New York City unveiled the first of 25 free solar charging stations for mobile phones on Tuesday, installed in response to Superstorm Sandy, which wiped out power and forced residents to walk miles to charge their phones.
The Street Charge stations are New York Mayor Michael Bloomberg’s latest answer to flaws in infrastructure and operations exposed by the historic storm that ripped into the East Coast in October 2012 and left about 900,000 New York City dwellers and millions of others in the region without power.
Located throughout the city’s five boroughs, the charging stations are part of a public-private partnership with AT&T, according to a news release. Powered by solar panels, they will work day or night, in sun or shade, the statement said.
Six ports in each station will allow the public to charge phones, tablets and other devices even if the city’s power is out, the statement said.
In the first days after the storm, some of the city’s residents walked miles to line up and charge their electronic devices. The city then set up mobile charging stations and generators in the blacked-out areas of New York, which inspired the idea of creating solar-powered charging stations for everyday use.

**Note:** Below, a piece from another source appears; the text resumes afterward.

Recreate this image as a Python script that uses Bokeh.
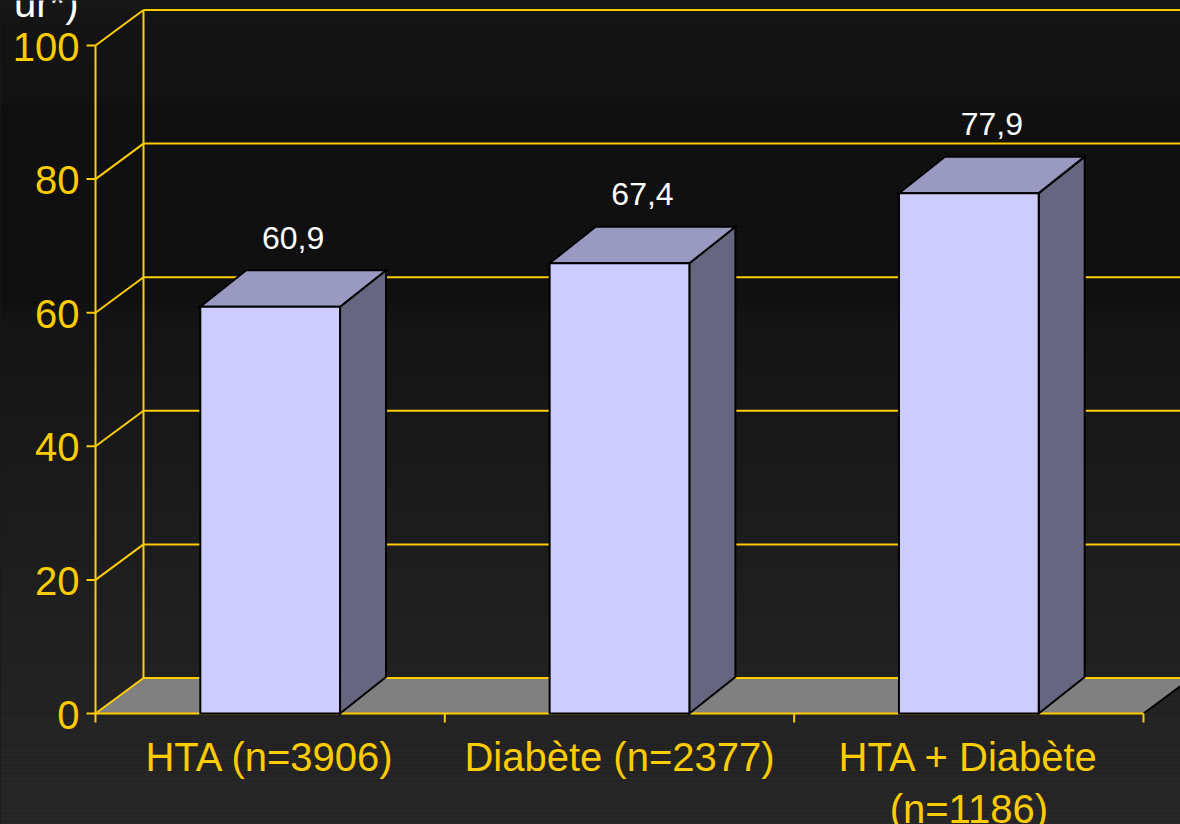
import numpy as np
from bokeh.plotting import figure
from bokeh.models import Range1d, GlobalInlineStyleSheet
from bokeh.core.properties import value
from bokeh.embed import file_html
from bokeh.resources import INLINE

# ---------------- data ----------------
categories = ["HTA (n=3906)", "Diabète (n=2377)", "HTA + Diabète\n(n=1186)"]
values = [60.9, 67.4, 77.9]
value_labels = ["60,9", "67,4", "77,9"]
y_ticks = [0, 20, 40, 60, 80, 100]
y_tick_labels = ["0", "20", "40", "60", "80", "100"]
top_note = "ur*)"

# ---------------- layout constants ----------------
W, H = 1180, 824
PX_X = 349.33          # pixels per category
PX_Y = 6.68            # pixels per percent
OX, OY = 95, 713       # pixel position of the origin
WDX, WDY = 48 / PX_X, 35.5 / PX_Y   # wall depth offset (data units)
BDX, BDY = 46 / PX_X, 36.5 / PX_Y   # bar depth offset (data units)
BAR_HALF = 0.2
YELLOW = "#FFCC00"
FONT = "Liberation Sans"

x0, x1 = -OX / PX_X, (W - OX) / PX_X
y0, y1 = -(H - OY) / PX_Y, OY / PX_Y
n = len(categories)
YMAX = y_ticks[-1]

p = figure(width=W, height=H, output_backend="svg", toolbar_location=None,
           x_range=Range1d(x0, x1), y_range=Range1d(y0, y1),
           x_axis_location=None, y_axis_location=None,
           min_border=0, outline_line_color=None,
           background_fill_color="#1a1a1a", border_fill_color="#1a1a1a")
p.grid.visible = False
p.stylesheets = [GlobalInlineStyleSheet(css="html,body{margin:0;padding:0;background:#1a1a1a;overflow:hidden;}")]

# ---------------- background gradient (bands) ----------------
stop_px = [0, 10, 30, 100, 106, 305, 312, 500, 700, 824]
stop_g = [0x18, 0x15, 0x13, 0x12, 0x0f, 0x0f, 0x13, 0x1b, 0x23, 0x27]
band = 4
tops_px = np.arange(0, H, band)
g = np.interp(tops_px + band / 2, stop_px, stop_g).round().astype(int)
cols = ["#%02x%02x%02x" % (v, v, v) for v in g]
p.quad(left=x0, right=x1, top=[(OY - t) / PX_Y for t in tops_px],
       bottom=[(OY - t - band) / PX_Y for t in tops_px],
       fill_color=cols, line_color=None)

# ---------------- floor ----------------
p.patch([0, n, n + WDX, WDX], [0, 0, WDY, WDY], fill_color="#808080", line_color=None)
p.segment(x0=[n], y0=[0], x1=[n + WDX], y1=[WDY], line_color="black", line_width=2)

# ---------------- back wall grid + side diagonals ----------------
p.segment(x0=[WDX] * len(y_ticks), y0=[t + WDY for t in y_ticks],
          x1=[x1 + 1] * len(y_ticks), y1=[t + WDY for t in y_ticks],
          line_color=YELLOW, line_width=2)
p.segment(x0=[0] * len(y_ticks), y0=y_ticks,
          x1=[WDX] * len(y_ticks), y1=[t + WDY for t in y_ticks],
          line_color=YELLOW, line_width=2)
p.segment(x0=[WDX], y0=[WDY], x1=[WDX], y1=[YMAX + WDY], line_color=YELLOW, line_width=2)

# ---------------- front axes ----------------
p.segment(x0=[0], y0=[0], x1=[0], y1=[YMAX], line_color=YELLOW, line_width=2)
p.segment(x0=[0], y0=[0], x1=[n], y1=[0], line_color=YELLOW, line_width=2)
p.segment(x0=[-9 / PX_X] * len(y_ticks), y0=y_ticks, x1=[0] * len(y_ticks), y1=y_ticks,
          line_color=YELLOW, line_width=2)
bx = list(range(n + 1))
p.segment(x0=bx, y0=[0] * len(bx), x1=bx, y1=[-9 / PX_Y] * len(bx),
          line_color=YELLOW, line_width=2)
p.text(x=[-16 / PX_X] * len(y_ticks), y=[t - 1 / PX_Y for t in y_ticks], text=y_tick_labels,
       text_align="right", text_baseline="middle", text_color=YELLOW,
       text_font=value(FONT), text_font_size="40px")

# ---------------- category labels ----------------
cx = [i + 0.5 for i in range(n)]
p.text(x=cx, y=[-21 / PX_Y] * n, text=categories, text_align="center",
       text_baseline="top", text_color=YELLOW, text_font=value(FONT),
       text_font_size="40px", text_line_height=1.2)

# ---------------- 3D bars ----------------
lefts = [c - BAR_HALF for c in cx]
rights = [c + BAR_HALF for c in cx]
p.patches(xs=[[r, r + BDX, r + BDX, r] for r in rights],
          ys=[[0, BDY, v + BDY, v] for v in values],
          fill_color="#666680", line_color="black", line_width=2, line_join="miter")
p.patches(xs=[[l, r, r + BDX, l + BDX] for l, r in zip(lefts, rights)],
          ys=[[v, v, v + BDY, v + BDY] for v in values],
          fill_color="#9999C2", line_color="black", line_width=2, line_join="miter")
p.quad(left=lefts, right=rights, bottom=0, top=values,
       fill_color="#CCCCFF", line_color="black", line_width=2, line_join="miter")

# ---------------- value labels ----------------
p.text(x=[c + BDX / 2 for c in cx], y=[v + 69 / PX_Y for v in values], text=value_labels,
       text_align="center", text_baseline="middle", text_color="white",
       text_font=value(FONT), text_font_size="32px")

# ---------------- cropped note at top-left ----------------
p.text(x=[-17 / PX_X], y=[(OY - 2) / PX_Y], text=[top_note], text_align="right",
       text_baseline="middle", text_color="white", text_font=value(FONT),
       text_font_size="40px")

open("out.html", "w").write(file_html(p, INLINE))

Street Charge units were put to work this week in Union Square in Manhattan, Fort Greene Park in Brooklyn and on Governor’s Island, with more opening by the end of the summer, the statement said.
AT&T is paying for the 25 stations, with the city bearing no cost, Marissa Shorenstein, president of AT&T’s New York office, told Reuters.
Sandy brought a record 14-foot storm surge to lower Manhattan and inflicted an estimated $19 billion in damages on the city. The storm, which claimed more than 130 lives in the United States and Canada, left more than 8 million homes and businesses along the East Coast in the dark.